- _Directions_:
The listing below should be printed exactly, every line of it. Skip the pictures.

- _Available data_:
━━━━
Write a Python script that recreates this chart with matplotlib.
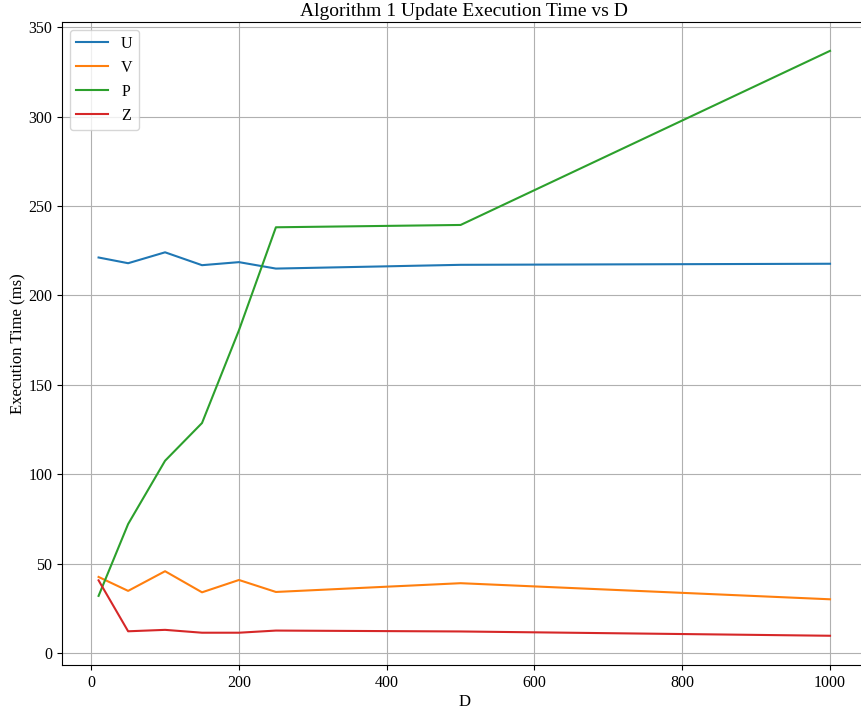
import matplotlib
matplotlib.use('Agg')
import matplotlib.pyplot as plt

# Measured execution times (ms) for each D
D = [10, 50, 100, 150, 200, 250, 500, 1000]
U = [221.2, 218.0, 224.1, 216.9, 218.6, 215.0, 217.1, 217.7]
V = [42.5, 34.7, 45.7, 33.9, 40.8, 34.1, 39.0, 30.0]
P = [31.9, 72.1, 107.5, 128.6, 180.5, 238.1, 239.4, 336.8]
Z = [40.6, 12.1, 12.9, 11.3, 11.3, 12.5, 12.0, 9.6]

plt.rcParams['font.family'] = ['Liberation Serif', 'DejaVu Serif']

fig = plt.figure(figsize=(8.61, 7.09), dpi=100)
ax = fig.add_axes([62 / 861, 1 - 665 / 709, 804.6 / 861, 643.4 / 709])

ax.plot(D, U, label='U')
ax.plot(D, V, label='V')
ax.plot(D, P, label='P')
ax.plot(D, Z, label='Z')

ax.set_title('Algorithm 1 Update Execution Time vs D', fontsize=14, pad=4)
ax.set_xlabel('D', fontsize=12, labelpad=2)
ax.set_ylabel('Execution Time (ms)', fontsize=12, labelpad=1)
ax.tick_params(labelsize=11.5)
ax.grid(True)
ax.legend(loc='upper left', fontsize=11.5)

plt.savefig('out.png', dpi=100)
━━━━
- _The answer_:
Write a Python script that recreates this chart with matplotlib.
import matplotlib
matplotlib.use('Agg')
import matplotlib.pyplot as plt

# Measured execution times (ms) for each D
D = [10, 50, 100, 150, 200, 250, 500, 1000]
U = [221.2, 218.0, 224.1, 216.9, 218.6, 215.0, 217.1, 217.7]
V = [42.5, 34.7, 45.7, 33.9, 40.8, 34.1, 39.0, 30.0]
P = [31.9, 72.1, 107.5, 128.6, 180.5, 238.1, 239.4, 336.8]
Z = [40.6, 12.1, 12.9, 11.3, 11.3, 12.5, 12.0, 9.6]

plt.rcParams['font.family'] = ['Liberation Serif', 'DejaVu Serif']

fig = plt.figure(figsize=(8.61, 7.09), dpi=100)
ax = fig.add_axes([62 / 861, 1 - 665 / 709, 804.6 / 861, 643.4 / 709])

ax.plot(D, U, label='U')
ax.plot(D, V, label='V')
ax.plot(D, P, label='P')
ax.plot(D, Z, label='Z')

ax.set_title('Algorithm 1 Update Execution Time vs D', fontsize=14, pad=4)
ax.set_xlabel('D', fontsize=12, labelpad=2)
ax.set_ylabel('Execution Time (ms)', fontsize=12, labelpad=1)
ax.tick_params(labelsize=11.5)
ax.grid(True)
ax.legend(loc='upper left', fontsize=11.5)

plt.savefig('out.png', dpi=100)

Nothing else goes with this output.